On 28 August at 10 Geven Piir will defend his PhD thesis "Environmental risk assessment of chemicals using QSAR methods" in Molecular Engineering in the Faculty of Science and Technology (UT).
Supervisor: Sulev Sild (PhD), Institute of Chemistry, University of Tartu
Opponent: Prof Alexandre Varnek, University of Strasbourg (France)
Bioconcentration is an important endpoint for the determination of the fate and behaviour of chemicals in the environment. One area where BCF is extensively used is environmental risk assessment. However, experimental measurement of BCF for one chemical can take up to six months, cost around 100,000 euros, and need about one hundred animals. Therefore, thousands of chemicals are not being experimentally measured. This creates the need for the development of faster and more economical QSAR models to predict BCF for chemicals with no experimental data. To fill the gaps, many theoretical models have been developed. Wide chemical space makes it hard to use one universal model for all the chemicals. Therefore, at risk assessment, applicability of the chosen model is assessed for each chemical. On top of that, for more reliable results, multiple models are used.

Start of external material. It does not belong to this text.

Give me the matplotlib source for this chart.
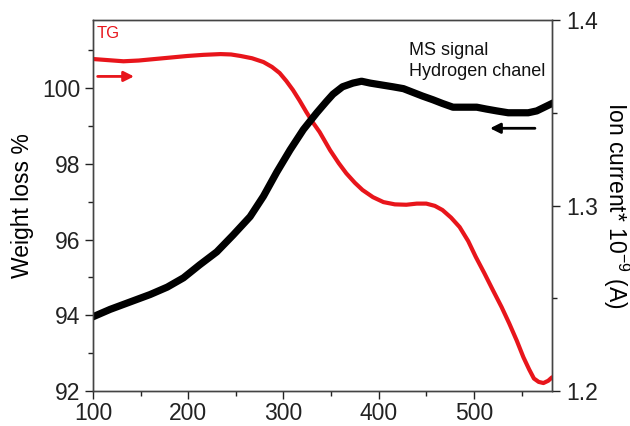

The goal of this thesis is to provide an outline for risk assessment procedures, bioconcentration factor and different QSAR methodologies. The modelling part of the thesis is divided into two. The first part focuses on the regression analysis and the second part on the classification problems. At first, a global regression model was proposed for predicting BCF. The global model could predict a wide variety of chemicals and provide information about the model’s applicability domain. The creation of the global model laid the foundation for the exploration of the possibilities to improve prediction quality using smaller, more focused data sets. Most of the subsets of focused models showed better predictive power compared to the global model. Additionally, consensus model was compared against the global model and local models. Proposed consensus model outperformed all of them. To separate bio-accumulative and non-bio-accumulative chemicals three classification models with different training set compositions were proposed. All three developed models had their strengths in different classification scenarios, but the most all-purpose model was the model where classes were distributed evenly. To identify whether a chemical fits into the boundaries of the model, a new approach was proposed for assigning applicability domain for Random Forest based models. Applying AD shows how many similar chemicals were used to develop the model and how well they were predicted. The information provided by the AD schema allows making a more confident final decision about the correctness of the prediction.
Building a QSAR model is not a trivial task. The purpose of the model declares which aspects should receive special attention. For risk assessment, it is important to use relevant endpoints and unambiguous algorithms. All the models built during this work use well-defined algorithms and BCF as an endpoint. Attention was paid to the requirement of model validation and defined applicability domain. In addition, all the used descriptors have a sound mechanistic interpretation in relation to BCF. Therefore, all of these models can be used in environmental risk assessment to get additional information about the bioaccumulation potential of chemicals.